Skin Biopsy


A biopsy means cutting a small full-thickness piece of skin from the area of symptoms. This can be examined under a microscope and in most cases an accurate diagnosis can be made. 
Sometimes a biopsy does not provide an exact diagnosis, but usually there will be enough information to better guide treatment.


Local anaesthetic is injected with a needle as fine as a dentist’s. There is an initial sting that quickly settles. After this, the procedure is pain free. The numbing will last about an hour.


Bleeding is stopped usually by dabbing on an ointment, which leaves the area looking blackened. Don’t be worried by the colour. Sometimes a small dissolving skin stitch may be used to stop the bleeding, this usually falls out by itself in 2 weeks.The biopsy leaves a pit in the skin, like an ulcer, which normally heals quickly within 1 - 2 weeks. 

By 6 weeks it is usually difficult to detect the area of the biopsy.


Skin biopsies in the genital area usually heal very well with out any problems.

However If infection and pain occur these are normally controlled well enough by salt water baths or soaks. The moisture also encourages new skin growth. Simple analgesia such as panadol may also be taken if required.

Apply 1 fistful of salt to a shallow warm bath or 1/4 teaspoon of salt to a cup of water and soak for 10 - 15 minutes, 2 - 3 times a day for 5 - 7 days.

In addition you may be given:
2% xylocaine gel (local anaesthetic). Useful, especially if there is discomfort with toileting.  Apply 5 minutes beforehand.
Antibiotic ointment (apply with a cotton bud). Use especially if there are long gaps between salt water bathing.


Can be started once the area is comfortable to touch.

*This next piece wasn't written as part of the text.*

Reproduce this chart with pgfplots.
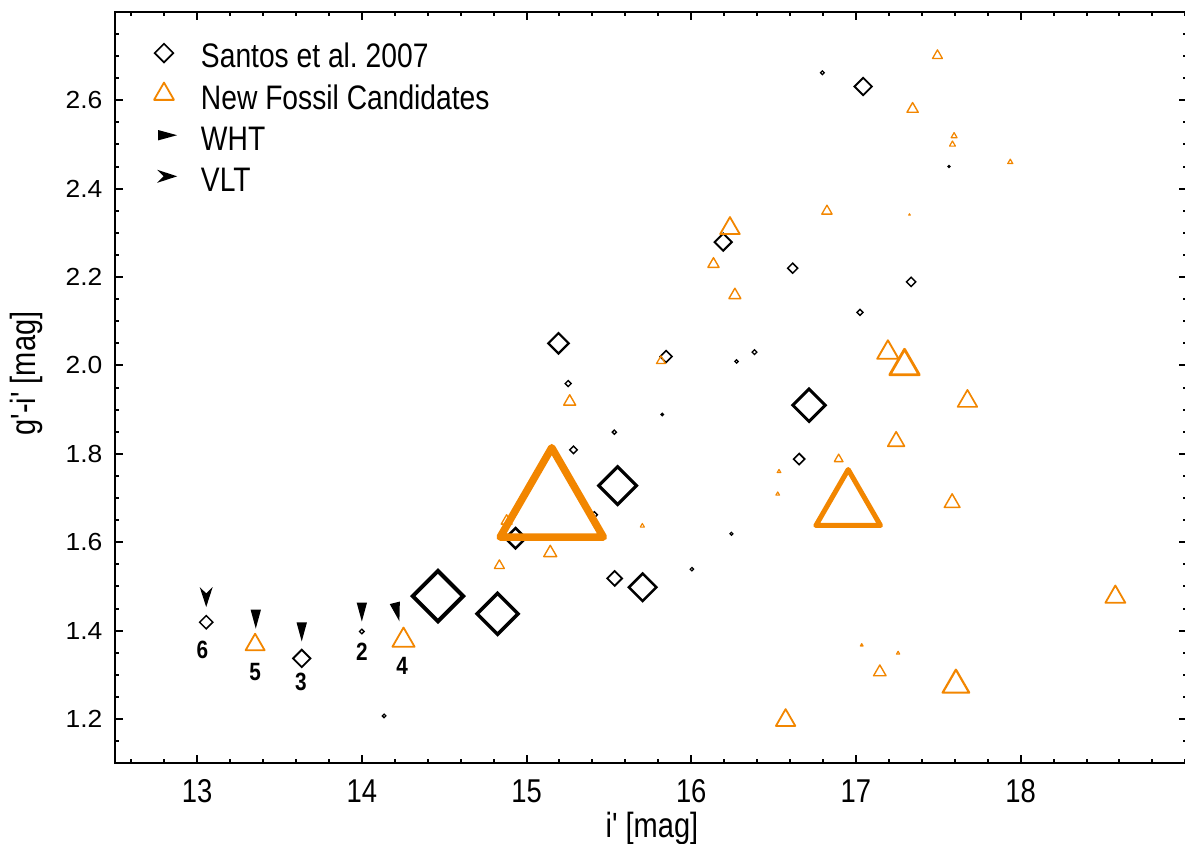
\documentclass[border=0pt]{standalone}
\usepackage{fontspec}
\setmainfont{Liberation Sans}
\newfontfamily\condfont{Liberation Sans}[FakeStretch=0.83]
\newfontfamily\ytickfont{Liberation Sans}[FakeStretch=1.07]
\usepackage{pgfplots}
\usepackage{pgfplotstable}
\pgfplotsset{compat=1.18}
\definecolor{fossil}{RGB}{242,134,0}

% open diamond: square standing on a corner, half-diagonal = mark size
\pgfdeclareplotmark{rdiamond}{%
  \pgfpathmoveto{\pgfqpoint{0pt}{\pgfplotmarksize}}%
  \pgfpathlineto{\pgfqpoint{\pgfplotmarksize}{0pt}}%
  \pgfpathlineto{\pgfqpoint{0pt}{-\pgfplotmarksize}}%
  \pgfpathlineto{\pgfqpoint{-\pgfplotmarksize}{0pt}}%
  \pgfpathclose\pgfusepathqstroke}
% open equilateral triangle, circumradius = mark size
\pgfdeclareplotmark{etri}{%
  \pgfpathmoveto{\pgfqpointpolar{90}{\pgfplotmarksize}}%
  \pgfpathlineto{\pgfqpointpolar{210}{\pgfplotmarksize}}%
  \pgfpathlineto{\pgfqpointpolar{330}{\pgfplotmarksize}}%
  \pgfpathclose\pgfusepathqstroke}
% WHT pointer: filled wedge pointing down
\pgfdeclareplotmark{wht}{%
  \pgfpathmoveto{\pgfqpoint{-2.6pt}{4.75pt}}%
  \pgfpathlineto{\pgfqpoint{2.6pt}{4.75pt}}%
  \pgfpathlineto{\pgfqpoint{0pt}{-4.75pt}}%
  \pgfpathclose\pgfusepathqfill}
% VLT pointer: notched arrow head pointing down
\pgfdeclareplotmark{vlt}{%
  \pgfpathmoveto{\pgfqpoint{0pt}{-5pt}}%
  \pgfpathlineto{\pgfqpoint{-3.25pt}{5pt}}%
  \pgfpathlineto{\pgfqpoint{0pt}{1.8pt}}%
  \pgfpathlineto{\pgfqpoint{3.25pt}{5pt}}%
  \pgfpathclose\pgfusepathqfill}

% Santos et al. 2007: i', g'-i', symbol half-size [pt], line width [pt]
\pgfplotstableread{
x      y     r     lw
13.055 1.419 3.3   0.75
13.635 1.337 4.35  0.9
14.000 1.398 1.15  0.65
14.135 1.207 0.9   0.65
14.462 1.478 12.6  2.0
14.824 1.438 10.25 1.75
14.933 1.609 5.1   1.25
15.194 2.050 5.1   1.1
15.253 1.959 1.5   0.7
15.285 1.809 1.9   0.7
15.412 1.662 1.5   0.7
15.533 1.849 1.05  0.65
15.553 1.728 9.4   1.6
15.535 1.518 3.7   0.9
15.705 1.498 6.85  1.25
15.847 2.020 2.95  0.8
15.824 1.889 0.6   0.6
16.004 1.539 0.85  0.6
16.194 2.279 4.3   1.0
16.275 2.009 0.85  0.6
16.384 2.030 1.2   0.65
16.244 1.619 0.75  0.6
16.616 2.220 2.5   0.75
16.655 1.788 2.8   0.8
16.715 1.910 8.1   1.5
16.796 2.662 0.95  0.6
17.044 2.631 4.35  0.9
17.024 2.120 1.5   0.7
17.335 2.189 2.3   0.75
17.565 2.450 0.5   0.6
}\santos

% new fossil candidates
\pgfplotstableread{
x      y     r     lw
13.352 1.368 5.5   0.9
14.253 1.378 6.4   0.9
14.835 1.547 2.9   0.65
14.879 1.648 3.15  0.65
15.144 1.576 3.75  0.7
15.153 1.679 29.8  3.75
15.262 1.918 3.45  0.7
15.703 1.637 1.2   0.55
15.816 2.010 2.55  0.65
16.135 2.229 3.25  0.7
16.235 2.310 5.65  0.9
16.265 2.159 3.45  0.7
16.533 1.760 1.05  0.55
16.525 1.709 1.05  0.55
16.573 1.197 5.6   0.9
17.035 1.367 0.8   0.55
17.256 1.349 0.95  0.55
17.145 1.306 3.6   0.7
17.607 1.277 7.65  1.1
18.575 1.476 5.75  0.9
16.953 1.680 18.65 2.5
16.895 1.788 2.5   0.65
17.194 2.029 6.15  0.95
17.295 1.998 8.5   1.4
17.244 1.828 4.85  0.8
17.677 1.919 5.65  0.85
17.584 1.689 4.5   0.75
17.495 2.701 2.85  0.65
17.344 2.580 3.25  0.7
17.596 2.519 1.7   0.6
17.586 2.500 1.7   0.6
17.937 2.460 1.45  0.6
16.824 2.349 3.0   0.65
17.325 2.341 0.5   0.5
}\fossils

\pgfplotsset{
  sized marks/.style={
    scatter, only marks, forget plot,
    visualization depends on={\thisrow{r}\as\mr},
    visualization depends on={\thisrow{lw}\as\mlw},
    scatter/@pre marker code/.code={\pgfscope
      \pgfmathsetlength{\pgfplotmarksize}{\mr pt}%
      \pgfmathsetlengthmacro\curlw{\mlw pt}\pgfsetlinewidth{\curlw}},
    scatter/@post marker code/.code={\endpgfscope},
  },
}
% reserves the width of a legend symbol cell without drawing anything
\tikzset{legend cell/.style={draw=none, fill=none}}

\begin{document}
\begin{tikzpicture}
\begin{axis}[
  at={(0,0)}, anchor=south west,
  scale only axis, width=536.1pt, height=375.7pt,
  xmin=12.5, xmax=19.01, ymin=1.1, ymax=2.8,
  xtick={13,...,18}, minor xtick={12.6,12.8,...,19.0},
  ytick={1.2,1.4,...,2.6}, minor ytick={1.1,1.15,...,2.8},
  major tick length=4pt, minor tick length=2.25pt,
  tick style={black, line width=1pt},
  axis line style={line width=1.25pt},
  /pgf/number format/assume math mode=true,
  xticklabel style={font=\condfont\fontsize{16.5pt}{16.5pt}\selectfont, inner sep=0pt, yshift=-8pt},
  yticklabel style={font=\ytickfont\fontsize{12.35pt}{12.35pt}\selectfont, inner sep=0pt, xshift=-6pt,
    /pgf/number format/.cd, fixed, fixed zerofill, precision=1},
  xlabel={i' [mag]},
  ylabel={g'-i' [mag]},
  xlabel style={at={(axis description cs:0.5010,-0.0649)}, anchor=north, inner sep=0pt,
    font=\condfont\fontsize{17.5pt}{17.5pt}\selectfont},
  ylabel style={at={(axis description cs:-0.0824,0.5186)}, anchor=center, inner sep=0pt,
    font=\condfont\fontsize{17.5pt}{17.5pt}\selectfont},
  legend style={at={(axis description cs:0,1)}, anchor=north west, xshift=14.6pt, yshift=-12.6pt,
    draw=none, fill=none, inner sep=0pt, outer sep=0pt, row sep=4.55pt, column sep=0pt,
    cells={anchor=west},
    nodes={inner sep=0pt, text height=14.9pt, text depth=0pt,
      font=\condfont\fontsize{17pt}{17pt}\selectfont}},
]
\addlegendimage{legend image code/.code={\path[legend cell] (0pt,-8pt) rectangle (28.5pt,8pt);
  \draw[black, line width=0.85pt, line join=miter, only marks, mark=rdiamond, mark size=4.65pt] plot coordinates {(10pt,0pt)};}}
\addlegendentry{Santos et al.\ 2007}
\addlegendimage{legend image code/.code={\path[legend cell] (0pt,-8pt) rectangle (28.5pt,8pt);
  \draw[fossil, line width=0.9pt, line join=round, only marks, mark=etri, mark size=5.75pt] plot coordinates {(10pt,0pt)};}}
\addlegendentry{New Fossil Candidates}
\addlegendimage{legend image code/.code={\path[legend cell] (0pt,-8pt) rectangle (28.5pt,8pt);
  \draw[black, only marks, mark=wht, mark options={xshift=1.8pt, rotate=90}] plot coordinates {(10pt,0pt)};}}
\addlegendentry{WHT}
\addlegendimage{legend image code/.code={\path[legend cell] (0pt,-8pt) rectangle (28.5pt,8pt);
  \draw[black, only marks, mark=vlt, mark options={xshift=1.6pt, rotate=90}] plot coordinates {(10pt,0pt)};}}
\addlegendentry{VLT}

% Santos et al. groups
\addplot[sized marks, mark=rdiamond, black, line join=miter] table[x=x, y=y] {\santos};
% new candidates
\addplot[sized marks, mark=etri, fossil, line join=round] table[x=x, y=y] {\fossils};

% spectroscopic follow-up pointers
\addplot[only marks, mark=wht, black, forget plot] coordinates {(13.356,1.426) (13.635,1.397) (14.000,1.442)};
\addplot[only marks, mark=wht, black, mark options={rotate=14}, forget plot] coordinates {(14.214,1.442)};
\addplot[only marks, mark=vlt, black, forget plot] coordinates {(13.055,1.476)};

\begin{scope}[every node/.style={inner sep=0pt, font=\condfont\bfseries\fontsize{12.5pt}{12.5pt}\selectfont}]
\node at (axis cs:13.032,1.356) {6};
\node at (axis cs:13.352,1.307) {5};
\node at (axis cs:13.630,1.284) {3};
\node at (axis cs:14.000,1.351) {2};
\node at (axis cs:14.244,1.320) {4};
\end{scope}
\end{axis}
\pgfresetboundingbox
\path[use as bounding box] (-57.4pt,-39.9pt) rectangle (535.1pt,381.6pt);
\end{tikzpicture}
\end{document}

This fact sheet is designed to provide you with information on Skin Biopsy. It is not intended to replace the need for a consultation with your doctor. All clients are strongly advised to check with their doctor about any specific questions or concerns they may have. Every effort has been taken to ensure that the information in this pamphlet is correct at the time of printing.